Caroline Eriksson: Die Vermissten

Caroline Eriksson: Die Vermissten

with Keine Kommentare

Gänsehaut ist hier garantiert – und dafür braucht man noch nicht einmal das Buch aufzuschlagen! Arm- und Nackenhaare stellten sich bei mir auf, als ich das Buch zum ersten Mal in die Hand nahm. Der Buchumschlag ist leicht angeraut. Uaw, ein haptisches Gruselerlebnis! War das wohl vom Verlag so intendiert?

Abgeschreckt hat es mich aber nicht. Anfangs dachte ich ja, ich wüsste, worauf ich mich einlasse. Der Klappentext beschrieb zwar nur die Ausgangssituation, die kam mir jedoch irgendwie bekannt vor. Der Plot erinnert leicht an Gillian Flinns „Gone Girl“ oder an Sebastians Fitzeks Werke („Gone Girl“ habe ich nicht ausgelesen, hat mich nicht mitgenommen, Fitzeks Bücher fand ich vorhersehbar).

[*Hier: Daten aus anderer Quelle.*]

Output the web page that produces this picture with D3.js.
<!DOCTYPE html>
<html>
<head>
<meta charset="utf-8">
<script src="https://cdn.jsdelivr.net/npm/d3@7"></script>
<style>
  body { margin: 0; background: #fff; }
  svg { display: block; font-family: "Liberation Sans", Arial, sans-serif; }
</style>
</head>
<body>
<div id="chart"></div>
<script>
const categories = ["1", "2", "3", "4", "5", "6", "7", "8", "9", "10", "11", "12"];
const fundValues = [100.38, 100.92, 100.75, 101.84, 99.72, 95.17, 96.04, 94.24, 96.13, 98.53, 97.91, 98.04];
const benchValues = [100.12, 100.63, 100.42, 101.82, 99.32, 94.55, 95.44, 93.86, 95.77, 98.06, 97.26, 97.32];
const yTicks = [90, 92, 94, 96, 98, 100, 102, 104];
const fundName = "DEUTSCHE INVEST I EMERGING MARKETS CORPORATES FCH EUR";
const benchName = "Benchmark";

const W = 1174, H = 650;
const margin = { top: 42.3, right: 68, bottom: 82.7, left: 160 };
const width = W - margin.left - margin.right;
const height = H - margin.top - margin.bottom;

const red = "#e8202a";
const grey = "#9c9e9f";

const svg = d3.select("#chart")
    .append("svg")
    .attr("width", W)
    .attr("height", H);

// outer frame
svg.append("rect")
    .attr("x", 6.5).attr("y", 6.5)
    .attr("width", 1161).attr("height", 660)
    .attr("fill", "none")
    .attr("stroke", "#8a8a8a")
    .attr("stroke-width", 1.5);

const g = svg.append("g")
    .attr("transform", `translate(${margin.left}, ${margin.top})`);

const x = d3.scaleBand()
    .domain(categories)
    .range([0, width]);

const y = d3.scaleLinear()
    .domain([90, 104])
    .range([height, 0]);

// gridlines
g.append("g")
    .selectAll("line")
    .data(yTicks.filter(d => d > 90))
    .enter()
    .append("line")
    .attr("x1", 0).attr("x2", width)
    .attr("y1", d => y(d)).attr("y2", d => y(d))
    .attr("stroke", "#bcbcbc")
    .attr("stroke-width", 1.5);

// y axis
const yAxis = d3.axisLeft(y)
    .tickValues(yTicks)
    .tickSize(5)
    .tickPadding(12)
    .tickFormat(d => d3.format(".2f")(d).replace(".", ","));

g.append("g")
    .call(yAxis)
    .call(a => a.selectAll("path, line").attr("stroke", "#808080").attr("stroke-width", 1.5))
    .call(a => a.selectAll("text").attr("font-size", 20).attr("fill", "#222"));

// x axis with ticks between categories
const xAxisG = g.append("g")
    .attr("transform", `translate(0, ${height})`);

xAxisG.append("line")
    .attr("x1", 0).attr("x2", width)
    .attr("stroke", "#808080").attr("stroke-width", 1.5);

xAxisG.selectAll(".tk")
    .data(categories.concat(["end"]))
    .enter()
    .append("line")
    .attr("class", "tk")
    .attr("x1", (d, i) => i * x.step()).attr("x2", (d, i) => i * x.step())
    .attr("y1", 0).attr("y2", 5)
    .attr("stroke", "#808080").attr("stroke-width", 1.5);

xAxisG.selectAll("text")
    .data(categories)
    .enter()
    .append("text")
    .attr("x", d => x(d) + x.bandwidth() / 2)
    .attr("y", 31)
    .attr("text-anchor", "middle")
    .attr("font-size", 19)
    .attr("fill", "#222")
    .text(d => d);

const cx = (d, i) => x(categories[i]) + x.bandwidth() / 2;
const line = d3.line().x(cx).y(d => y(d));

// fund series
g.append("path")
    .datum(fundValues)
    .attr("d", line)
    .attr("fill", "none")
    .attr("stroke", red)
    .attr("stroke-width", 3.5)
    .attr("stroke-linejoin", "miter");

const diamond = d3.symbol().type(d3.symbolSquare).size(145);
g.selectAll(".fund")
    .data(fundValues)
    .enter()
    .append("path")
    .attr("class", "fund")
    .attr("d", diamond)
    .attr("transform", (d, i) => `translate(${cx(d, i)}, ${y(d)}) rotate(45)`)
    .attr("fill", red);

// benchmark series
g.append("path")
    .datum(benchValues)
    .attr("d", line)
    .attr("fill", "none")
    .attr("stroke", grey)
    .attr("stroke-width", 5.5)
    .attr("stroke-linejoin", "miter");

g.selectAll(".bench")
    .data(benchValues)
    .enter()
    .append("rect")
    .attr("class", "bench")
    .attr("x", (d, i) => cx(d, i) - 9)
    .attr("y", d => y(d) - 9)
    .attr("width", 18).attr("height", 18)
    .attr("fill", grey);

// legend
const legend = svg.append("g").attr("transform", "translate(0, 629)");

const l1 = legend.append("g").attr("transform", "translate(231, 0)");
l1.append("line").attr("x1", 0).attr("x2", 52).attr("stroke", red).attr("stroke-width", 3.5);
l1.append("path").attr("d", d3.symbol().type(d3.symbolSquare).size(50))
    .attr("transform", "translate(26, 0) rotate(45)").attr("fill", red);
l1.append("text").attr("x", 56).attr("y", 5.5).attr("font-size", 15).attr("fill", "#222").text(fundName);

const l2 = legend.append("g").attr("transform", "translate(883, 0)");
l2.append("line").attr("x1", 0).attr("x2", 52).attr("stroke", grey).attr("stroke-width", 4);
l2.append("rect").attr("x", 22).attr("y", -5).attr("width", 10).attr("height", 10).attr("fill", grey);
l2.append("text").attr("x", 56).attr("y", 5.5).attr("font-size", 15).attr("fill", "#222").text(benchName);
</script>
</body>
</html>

Ein schönes Sommeridyll und ein oder zwei düstere Intrigen – der Kontrast könnte nicht größer sein. Greta, Alex und Tochter Smilla verbringen die letzten warmen Sommertage in einem Ferienhaus am See. Die meisten Feriengäste sind abgereist, der Ort ist nahezu verlassen. Zu dritt machen sie einen Bootsausflug, legen an einer verlassenen Insel an. Alex und Smilla gehen auf Entdeckungstour, Greta bleibt am Ufer zurück und wartet. Doch es kommt niemand zurück. Erst in leichter Sorge, dann immer verzweifelter sucht Greta die Insel ab, die beiden sind spurlos verschwunden. Wo sind sie? Was ist passiert? – Ja natürlich. Sie sind auf der versteckten Seite der Insel in ein anderes Boot gestiegen, zum Haus zurückgefahren und warten dort nun auf sie – ein simpler Streich! Diese und andere Erklärungen gehen ihr durch den Kopf. Ihr Ferienhaus steht aber leer. Kann ihr die Polizei vielleicht helfen?

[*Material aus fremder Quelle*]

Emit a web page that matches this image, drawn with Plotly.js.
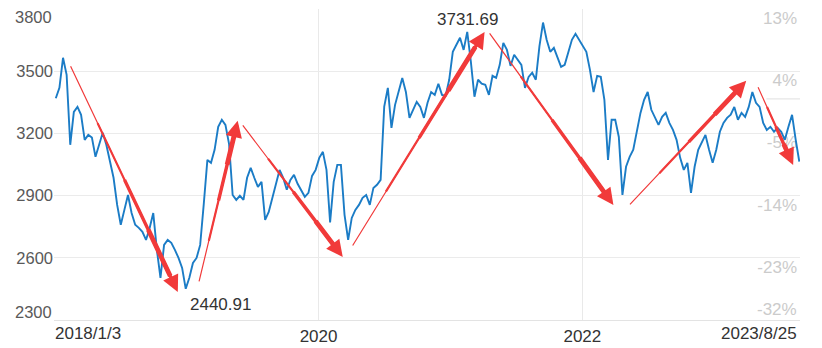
<!DOCTYPE html>
<html>
<head>
<meta charset="utf-8">
<script src="https://cdn.plot.ly/plotly-3.0.1.min.js"></script>
<style>html,body{margin:0;padding:0;background:#fff;}#chart{width:822px;height:348px;}</style>
</head>
<body>
<div id="chart"></div>
<script>
const seriesStart = '2018-01-03';
const sampleStepDays = 10;
const indexValues = [
 3370,3420,3565,3483,3145,3304,3328,3290,3169,3193,
 3180,3087,3145,3203,3145,3058,2986,2855,2759,2831,
 2903,2816,2759,2744,2725,2686,2744,2816,2638,2503,
 2662,2686,2672,2638,2599,2551,2450,2503,2575,2599,
 2662,2860,3072,3058,3121,3232,3266,3241,3150,2903,
 2879,2899,2879,2986,3034,2986,2942,2966,2783,2821,
 2889,2961,3024,2986,2928,2976,3000,2957,2928,2894,
 2913,2995,3024,3082,3111,3024,2770,2966,3048,3048,
 2807,2686,2792,2831,2855,2889,2903,2855,2937,2952,
 2976,3330,3420,3227,3338,3410,3468,3400,3275,3314,
 3352,3328,3275,3348,3400,3386,3440,3386,3381,3459,
 3594,3628,3662,3603,3690,3546,3377,3459,3440,3435,
 3386,3478,3468,3531,3637,3603,3526,3580,3555,3531,
 3420,3473,3493,3459,3620,3735,3652,3594,3613,3570,
 3521,3531,3589,3652,3681,3652,3628,3594,3507,3400,
 3478,3473,3362,3072,3266,3266,3183,2903,3039,3087,
 3121,3217,3299,3362,3400,3314,3280,3241,3280,3299,
 3251,3217,3169,3082,3024,3058,2913,3039,3121,3155,
 3193,3121,3058,3121,3208,3251,3275,3290,3328,3266,
 3299,3280,3328,3400,3348,3328,3251,3217,3232,3208,
 3227,3208,3169,3232,3290,3170,3064
];

// Axis ticks
const leftTickValues = [2300, 2600, 2900, 3200, 3500, 3800];
const pctTickValues = [13, 4, -5, -14, -23, -32];
const pctTickText = ['13%', '4%', '-5%', '-14%', '-23%', '-32%'];
const xTickDates = ['2020-01-01', '2022-01-01'];
const xTickText = ['2020', '2022'];
const xEndLabels = ['2018/1/3', '2023/8/25'];

// Marked extremes
const lowDate = '2019-01-04', lowValue = 2440.91;
const highDate = '2021-02-18', highValue = 3731.69;

// Trend arrows: tail -> head
const arrowTailDates = ['2018-02-11','2019-02-03','2019-06-02','2020-04-02','2021-04-16','2022-05-09','2023-05-01'];
const arrowTailValues = [3531, 2479, 3246, 2652, 3690, 2850, 3430];
const arrowHeadDates = ['2018-12-07','2019-05-22','2020-03-08','2021-04-05','2022-03-28','2023-03-31','2023-08-08'];
const arrowHeadValues = [2435, 3261, 2604, 3690, 2855, 3454, 3048];

const DAY = 86400000;
const t0 = Date.parse(seriesStart + 'T00:00:00Z');
const dates = indexValues.map((_, i) => new Date(t0 + i * sampleStepDays * DAY).toISOString().slice(0, 10));

const RED = 'rgb(241,58,58)';
const fontFam = '"Liberation Sans", Arial, sans-serif';

function toStr(ms) { return new Date(ms).toISOString().slice(0, 19).replace('T', ' '); }

const annotations = [];
// tapered arrows built from stacked segments
const segs = [
  {a: 0.00, b: 0.93, w: 1.2, head: 0},
  {a: 0.25, b: 0.93, w: 2.2, head: 0},
  {a: 0.50, b: 0.93, w: 3.4, head: 0},
  {a: 0.72, b: 0.93, w: 4.8, head: 0},
  {a: 0.85, b: 1.00, w: 3.3, head: 2}
];
for (let k = 0; k < arrowTailDates.length; k++) {
  const tx = Date.parse(arrowTailDates[k] + 'T00:00:00Z');
  const hx = Date.parse(arrowHeadDates[k] + 'T00:00:00Z');
  const ty = arrowTailValues[k], hy = arrowHeadValues[k];
  segs.forEach(s => {
    annotations.push({
      xref: 'x', yref: 'y', axref: 'x', ayref: 'y',
      ax: toStr(tx + (hx - tx) * s.a), ay: ty + (hy - ty) * s.a,
      x: toStr(tx + (hx - tx) * s.b), y: ty + (hy - ty) * s.b,
      text: '', showarrow: true, arrowhead: s.head, arrowsize: 1,
      arrowwidth: s.w, arrowcolor: RED, standoff: 0, startstandoff: 0
    });
  });
}

annotations.push({
  x: lowDate, y: lowValue, xref: 'x', yref: 'y', text: String(lowValue),
  showarrow: false, xanchor: 'left', yanchor: 'top', yshift: -2,
  font: {size: 17, color: '#333', family: fontFam}
});
annotations.push({
  x: highDate, y: highValue, xref: 'x', yref: 'y', text: String(highValue),
  showarrow: false, xanchor: 'center', yanchor: 'middle', yshift: 4,
  font: {size: 17, color: '#333', family: fontFam}
});
annotations.push({
  x: 0, y: 0, xref: 'paper', yref: 'paper', text: xEndLabels[0],
  showarrow: false, xanchor: 'left', yanchor: 'top', yshift: -2, xshift: -1,
  font: {size: 17, color: '#333', family: fontFam}
});
annotations.push({
  x: 1, y: 0, xref: 'paper', yref: 'paper', text: xEndLabels[1],
  showarrow: false, xanchor: 'right', yanchor: 'top', yshift: -2, xshift: -1,
  font: {size: 17, color: '#333', family: fontFam}
});
// end labels of the left axis sit inside the plot height
const leftEnds = [leftTickValues[leftTickValues.length - 1], leftTickValues[0]];
leftEnds.forEach((v, j) => {
  annotations.push({
    x: 0, y: v, xref: 'paper', yref: 'y', text: String(v),
    showarrow: false, xanchor: 'right', yanchor: 'middle',
    yshift: j === 0 ? -8 : 8, xshift: 0,
    font: {size: 16.5, color: '#595959', family: fontFam}
  });
});
annotations.push({
  x: 1, y: pctTickValues[pctTickValues.length - 1], xref: 'paper', yref: 'y2',
  text: pctTickText[pctTickText.length - 1],
  showarrow: false, xanchor: 'right', yanchor: 'bottom', xshift: -1, yshift: -1,
  font: {size: 17, color: '#cbcbcb', family: fontFam}
});

const traces = [
  {
    x: dates, y: indexValues, type: 'scatter', mode: 'lines',
    line: {color: '#1b7cc6', width: 1.9}, hoverinfo: 'skip'
  },
  {x: [], y: [], yaxis: 'y2', type: 'scatter', mode: 'lines', hoverinfo: 'skip', showlegend: false}
];

const layout = {
  width: 822, height: 348,
  margin: {l: 54, r: 22, t: 9, b: 28, pad: 0},
  paper_bgcolor: '#ffffff', plot_bgcolor: '#ffffff',
  showlegend: false,
  font: {family: fontFam, size: 17, color: '#333'},
  xaxis: {
    type: 'date', range: ['2017-12-29', '2023-08-27'],
    tickmode: 'array', tickvals: xTickDates, ticktext: xTickText,
    showgrid: true, gridcolor: '#e9e9e9', gridwidth: 1.2,
    showline: true, linecolor: '#e3e3e3', linewidth: 1.2,
    zeroline: false, ticks: '', tickfont: {size: 17, color: '#333'},
    fixedrange: true
  },
  yaxis: {
    range: [2299.5, 3800.5], tickmode: 'array', tickvals: leftTickValues,
    ticktext: leftTickValues.map((v, i) => (i === 0 || i === leftTickValues.length - 1) ? '' : String(v)),
    showgrid: true, gridcolor: '#ebebeb', gridwidth: 1.2,
    zeroline: false, showline: false, ticks: '', ticklabeloverflow: 'allow',
    tickfont: {size: 16.5, color: '#595959'}, fixedrange: true
  },
  yaxis2: {
    overlaying: 'y', side: 'right', anchor: 'x', range: [-32.015, 13.015],
    tickmode: 'array', tickvals: pctTickValues.slice(0, 5), ticktext: pctTickText.slice(0, 5),
    ticklabelposition: 'inside', ticklabelshift: 9, layer: 'below traces',
    ticklabeloverflow: 'allow',
    showgrid: false, zeroline: false, showline: false, ticks: '',
    tickfont: {size: 17, color: '#cbcbcb'}, fixedrange: true
  },
  shapes: [{
    type: 'line', xref: 'paper', x0: 0.955, x1: 1, yref: 'y2', y0: 0, y1: 0,
    line: {color: '#e6e6e6', width: 1.2}, layer: 'below'
  }],
  annotations: annotations
};

Plotly.newPlot('chart', traces, layout, {staticPlot: true, displayModeBar: false});
</script>
</body>
</html>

Mehr vom Inhalt darf nicht erzählt werden, es soll ja spannend bleiben.

Ein entscheidendes Kriterium, warum ich das Buch nicht wie andere bekannte Psychothriller beiseitegelegt habe, ist die Perspektive. Für den Leser steht allein die Hauptfigur im Zentrum. Gedanken, Gefühle, alles ist einsehbar, verlässliche Informationen fehlen. Daher erkennt man erst spät, dass sie selbst nur eine Spielfigur ist. Mit jeder weiteren Seite wird das Bild klarer, der Schluss deckt alles auf und sortiert somit rückblickend die Ereignisse ein. Ich musste mehrmals meine Vermutung, wie es endet, neu aufstellen. Auf diesen Ausgang wäre ich niemals gekommen. Die Figurenperspektive beeinflusst den Leser somit enorm. Glaubt die Hauptfigur, es läge an ihr, sie habe den beiden vielleicht etwas angetan, glaubt man es auch. Das ist Manipulation vom Feinsten! Der Zweifel an Greta wird immer stärker, auch weil sie immer stärker an sich und ihrer Wahrnehmung zweifelt. Die Figur bröckelt, mit ihr die Hoffnung auf ein klares Ende. Die Auflösung kommt plötzlich, fast schlägt sie einem mit dem Ruder ins Gesicht.

Zwei Aspekte, die ich aus dem Buch mitgenommen habe, muss ich noch besonders herausstellen: Ein positives Gefühl (man bedenke, es ist ein Psychothriller!) hat bei mir folgender Gedanke hinterlassen: Egal, wie durchsichtig man auftritt, egal, wie wenig man sagt, schon ein einziges Wort, eine einfache Geste reicht bereits aus, den Gegenüber zu berühren, ihm in Erinnerung zu bleiben und vielleicht auch zu helfen, zu stärken, wieder aufzurichten und zu befreien. Greta hatte einen solchen Anker.

Das andere waren die Worte: „Ich bin die Tochter meiner Mutter.“ Eine Aussage, die die Parallelen zweier Leben offenlegt, u. a. das von Greta und ihrer Mutter. Es zeigt eine Verbindung, eine Tendenz, in welche Richtung das Leben ausschlägt – ist aber keine Vorbestimmung. Denn der Roman zeigt, man ist allein für sein Schicksal, für seine Zukunft verantwortlich. „Wo sie sich für Anpassung entschied, werde ich den Kampf wählen. Wo sie sich für Milde entschied, werde ich Festigkeit wählen.“

Fazit: Ein Psychothriller ganz anderer Art. Denn er wird euch tatsächlich überraschen.